Exercise input:
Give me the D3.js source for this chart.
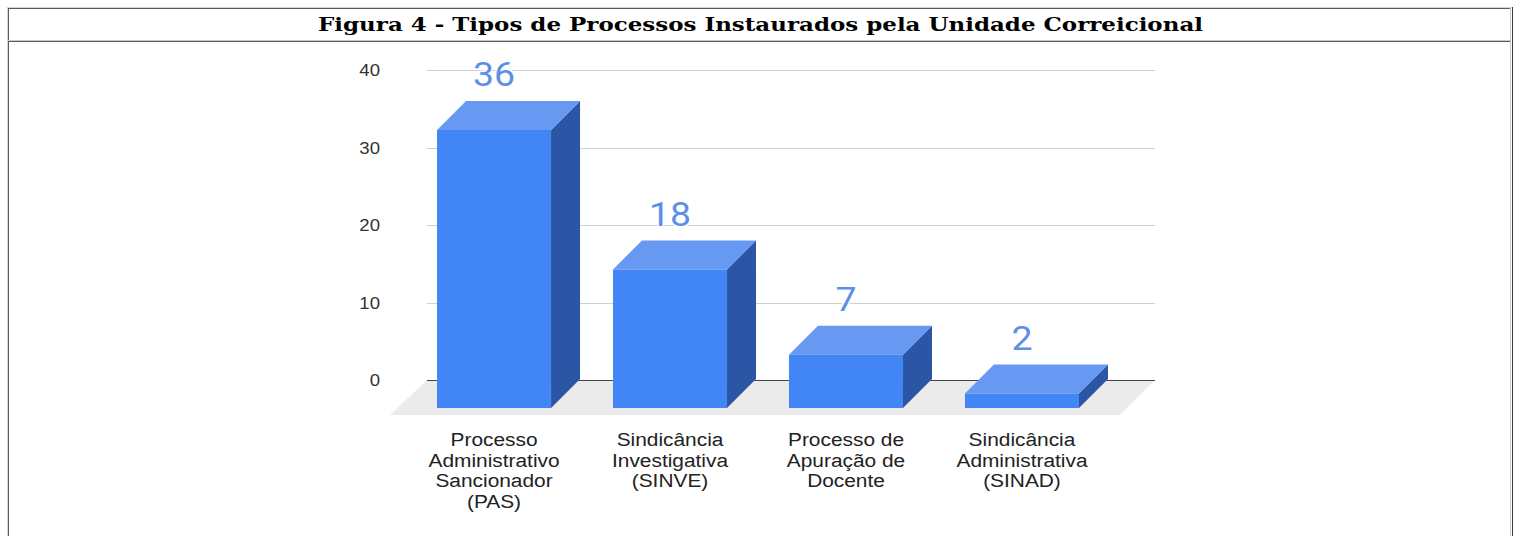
<!DOCTYPE html>
<html>
<head>
<meta charset="utf-8">
<script src="https://cdn.jsdelivr.net/npm/d3@7"></script>
<style>
html,body{margin:0;padding:0;background:#fff;}
svg{display:block;}
</style>
</head>
<body>
<svg id="chart" width="1514" height="536"></svg>
<script>
// ---- data ----
const titleText = "Figura 4 - Tipos de Processos Instaurados pela Unidade Correicional";
const categories = ["PAS", "SINVE", "Docente", "SINAD"];
const categoryLines = [
  ["Processo", "Administrativo", "Sancionador", "(PAS)"],
  ["Sindicância", "Investigativa", "(SINVE)"],
  ["Processo de", "Apuração de", "Docente"],
  ["Sindicância", "Administrativa", "(SINAD)"]
];
const values = [36, 18, 7, 2];
const yTicks = [0, 10, 20, 30, 40];

// ---- layout ----
const svg = d3.select("#chart");
const W = 1514, H = 536;
const stretch = 1.16;          // chart image is horizontally stretched
const depthX = 29, depthY = 29; // 3D offset

// Table frame (HTML table border=1 look)
const frame = svg.append("g");
frame.append("rect").attr("x", 7).attr("y", 7).attr("width", 1).attr("height", H).attr("fill", "#d4d4d4");
frame.append("rect").attr("x", 7).attr("y", 7).attr("width", 1506).attr("height", 1).attr("fill", "#d4d4d4");
frame.append("rect").attr("x", 1512).attr("y", 7).attr("width", 1).attr("height", H).attr("fill", "#3c3c3c");
frame.append("rect").attr("x", 8).attr("y", 8).attr("width", 1503).attr("height", 1).attr("fill", "#5a5a5a");
frame.append("rect").attr("x", 8).attr("y", 8).attr("width", 1).attr("height", 33).attr("fill", "#5a5a5a");
frame.append("rect").attr("x", 8).attr("y", 40).attr("width", 1503).attr("height", 1).attr("fill", "#c8c8c8");
frame.append("rect").attr("x", 1510).attr("y", 8).attr("width", 1).attr("height", 33).attr("fill", "#c8c8c8");
frame.append("rect").attr("x", 8).attr("y", 41).attr("width", 1503).attr("height", 1).attr("fill", "#5a5a5a");
frame.append("rect").attr("x", 8).attr("y", 41).attr("width", 1).attr("height", H).attr("fill", "#5a5a5a");
frame.append("rect").attr("x", 1510).attr("y", 41).attr("width", 1).attr("height", H).attr("fill", "#c8c8c8");

svg.append("text")
  .attr("x", 318).attr("y", 31)
  .attr("textLength", 885).attr("lengthAdjust", "spacingAndGlyphs")
  .attr("font-family", "'DejaVu Serif', serif")
  .attr("font-weight", "bold")
  .attr("font-size", 18)
  .attr("fill", "#000")
  .text(titleText);

// ---- scales ----
const y = d3.scaleLinear().domain([0, 40]).range([380, 70]);
const x = d3.scaleBand().domain(categories).range([437, 1079]).paddingInner(0.352).paddingOuter(0);
const bw = x.bandwidth();
const gridX0 = 427, gridX1 = 1155;

// floor
const y0 = y(0);
svg.append("path")
  .attr("d", `M${gridX0},${y0} L${gridX1},${y0} L${gridX1 - 35},${y0 + 35} L${gridX0 - 37},${y0 + 35} Z`)
  .attr("fill", "#ebebeb");

// y axis + gridlines
const yAxis = d3.axisLeft(y).tickValues(yTicks).tickSize(-(gridX1 - gridX0)).tickPadding(0).tickFormat(d3.format("d"));
const gy = svg.append("g").attr("transform", `translate(${gridX0},0)`).call(yAxis);
gy.select(".domain").remove();
gy.selectAll(".tick line").attr("stroke", d => d === 0 ? "#444" : "#cfcfcf").attr("stroke-width", 1)
  .attr("shape-rendering", "crispEdges");
gy.selectAll(".tick text")
  .attr("x", 0).attr("dy", "0.36em")
  .attr("transform", `translate(-47,0) scale(${stretch},1)`)
  .attr("font-family", "'Liberation Sans', Arial, sans-serif")
  .attr("font-size", 16)
  .attr("fill", "#333");

// bars
const bars = svg.append("g");
categories.forEach((c, i) => {
  const v = values[i];
  const xf = x(c);
  const yt = y(v) + depthY;
  const yb = y0 + depthY - 1;
  const g = bars.append("g");
  g.append("path")
    .attr("d", `M${xf + bw},${yt} L${xf + bw + depthX},${yt - depthY} L${xf + bw + depthX},${yb - depthY} L${xf + bw},${yb} Z`)
    .attr("fill", "#2b56a5");
  g.append("path")
    .attr("d", `M${xf},${yt} L${xf + depthX},${yt - depthY} L${xf + bw + depthX},${yt - depthY} L${xf + bw},${yt} Z`)
    .attr("fill", "#6899f2");
  g.append("rect")
    .attr("x", xf).attr("y", yt).attr("width", bw).attr("height", yb - yt)
    .attr("fill", "#4285f4");
  g.append("text")
    .attr("transform", `translate(${xf + bw / 2},${y(v) - 15}) scale(1.1,1)`)
    .attr("text-anchor", "middle")
    .attr("font-family", "Roboto, 'Liberation Sans', sans-serif")
    .attr("font-size", 34)
    .attr("fill", "#5b8fe8")
    .attr("stroke", "#fff").attr("stroke-width", 3).attr("paint-order", "stroke")
    .text(v);
  categoryLines[i].forEach((line, j) => {
    svg.append("text")
      .attr("transform", `translate(${xf + bw / 2},${446 + j * 20.7}) scale(${stretch},1)`)
      .attr("text-anchor", "middle")
      .attr("font-family", "'Liberation Sans', Arial, sans-serif")
      .attr("font-size", 18)
      .attr("fill", "#222")
      .text(line);
  });
});
</script>
</body>
</html>
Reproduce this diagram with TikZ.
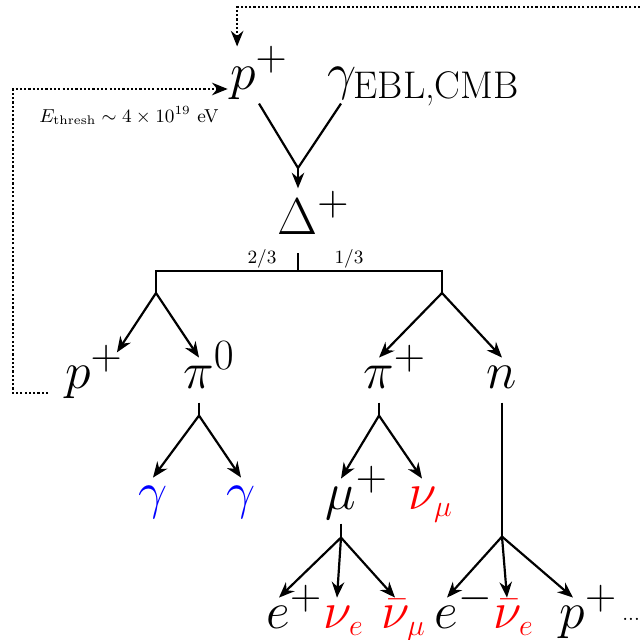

Directions for this task:
Leave out the pictures and output the rest of the material exactly as written.

The reply:
Give me the D3.js source for this chart.
<!DOCTYPE html>
<html>
<head>
<meta charset="utf-8">
<script src="https://cdn.jsdelivr.net/npm/d3@7"></script>
<style>
html,body{margin:0;padding:0;background:#fff;}
svg{display:block;}
</style>
</head>
<body>
<svg id="chart" width="1514" height="536"></svg>
<script>
// ---- data ----
const titleText = "Figura 4 - Tipos de Processos Instaurados pela Unidade Correicional";
const categories = ["PAS", "SINVE", "Docente", "SINAD"];
const categoryLines = [
  ["Processo", "Administrativo", "Sancionador", "(PAS)"],
  ["Sindicância", "Investigativa", "(SINVE)"],
  ["Processo de", "Apuração de", "Docente"],
  ["Sindicância", "Administrativa", "(SINAD)"]
];
const values = [36, 18, 7, 2];
const yTicks = [0, 10, 20, 30, 40];

// ---- layout ----
const svg = d3.select("#chart");
const W = 1514, H = 536;
const stretch = 1.16;          // chart image is horizontally stretched
const depthX = 29, depthY = 29; // 3D offset

// Table frame (HTML table border=1 look)
const frame = svg.append("g");
frame.append("rect").attr("x", 7).attr("y", 7).attr("width", 1).attr("height", H).attr("fill", "#d4d4d4");
frame.append("rect").attr("x", 7).attr("y", 7).attr("width", 1506).attr("height", 1).attr("fill", "#d4d4d4");
frame.append("rect").attr("x", 1512).attr("y", 7).attr("width", 1).attr("height", H).attr("fill", "#3c3c3c");
frame.append("rect").attr("x", 8).attr("y", 8).attr("width", 1503).attr("height", 1).attr("fill", "#5a5a5a");
frame.append("rect").attr("x", 8).attr("y", 8).attr("width", 1).attr("height", 33).attr("fill", "#5a5a5a");
frame.append("rect").attr("x", 8).attr("y", 40).attr("width", 1503).attr("height", 1).attr("fill", "#c8c8c8");
frame.append("rect").attr("x", 1510).attr("y", 8).attr("width", 1).attr("height", 33).attr("fill", "#c8c8c8");
frame.append("rect").attr("x", 8).attr("y", 41).attr("width", 1503).attr("height", 1).attr("fill", "#5a5a5a");
frame.append("rect").attr("x", 8).attr("y", 41).attr("width", 1).attr("height", H).attr("fill", "#5a5a5a");
frame.append("rect").attr("x", 1510).attr("y", 41).attr("width", 1).attr("height", H).attr("fill", "#c8c8c8");

svg.append("text")
  .attr("x", 318).attr("y", 31)
  .attr("textLength", 885).attr("lengthAdjust", "spacingAndGlyphs")
  .attr("font-family", "'DejaVu Serif', serif")
  .attr("font-weight", "bold")
  .attr("font-size", 18)
  .attr("fill", "#000")
  .text(titleText);

// ---- scales ----
const y = d3.scaleLinear().domain([0, 40]).range([380, 70]);
const x = d3.scaleBand().domain(categories).range([437, 1079]).paddingInner(0.352).paddingOuter(0);
const bw = x.bandwidth();
const gridX0 = 427, gridX1 = 1155;

// floor
const y0 = y(0);
svg.append("path")
  .attr("d", `M${gridX0},${y0} L${gridX1},${y0} L${gridX1 - 35},${y0 + 35} L${gridX0 - 37},${y0 + 35} Z`)
  .attr("fill", "#ebebeb");

// y axis + gridlines
const yAxis = d3.axisLeft(y).tickValues(yTicks).tickSize(-(gridX1 - gridX0)).tickPadding(0).tickFormat(d3.format("d"));
const gy = svg.append("g").attr("transform", `translate(${gridX0},0)`).call(yAxis);
gy.select(".domain").remove();
gy.selectAll(".tick line").attr("stroke", d => d === 0 ? "#444" : "#cfcfcf").attr("stroke-width", 1)
  .attr("shape-rendering", "crispEdges");
gy.selectAll(".tick text")
  .attr("x", 0).attr("dy", "0.36em")
  .attr("transform", `translate(-47,0) scale(${stretch},1)`)
  .attr("font-family", "'Liberation Sans', Arial, sans-serif")
  .attr("font-size", 16)
  .attr("fill", "#333");

// bars
const bars = svg.append("g");
categories.forEach((c, i) => {
  const v = values[i];
  const xf = x(c);
  const yt = y(v) + depthY;
  const yb = y0 + depthY - 1;
  const g = bars.append("g");
  g.append("path")
    .attr("d", `M${xf + bw},${yt} L${xf + bw + depthX},${yt - depthY} L${xf + bw + depthX},${yb - depthY} L${xf + bw},${yb} Z`)
    .attr("fill", "#2b56a5");
  g.append("path")
    .attr("d", `M${xf},${yt} L${xf + depthX},${yt - depthY} L${xf + bw + depthX},${yt - depthY} L${xf + bw},${yt} Z`)
    .attr("fill", "#6899f2");
  g.append("rect")
    .attr("x", xf).attr("y", yt).attr("width", bw).attr("height", yb - yt)
    .attr("fill", "#4285f4");
  g.append("text")
    .attr("transform", `translate(${xf + bw / 2},${y(v) - 15}) scale(1.1,1)`)
    .attr("text-anchor", "middle")
    .attr("font-family", "Roboto, 'Liberation Sans', sans-serif")
    .attr("font-size", 34)
    .attr("fill", "#5b8fe8")
    .attr("stroke", "#fff").attr("stroke-width", 3).attr("paint-order", "stroke")
    .text(v);
  categoryLines[i].forEach((line, j) => {
    svg.append("text")
      .attr("transform", `translate(${xf + bw / 2},${446 + j * 20.7}) scale(${stretch},1)`)
      .attr("text-anchor", "middle")
      .attr("font-family", "'Liberation Sans', Arial, sans-serif")
      .attr("font-size", 18)
      .attr("fill", "#222")
      .text(line);
  });
});
</script>
</body>
</html>
Reproduce this diagram with TikZ.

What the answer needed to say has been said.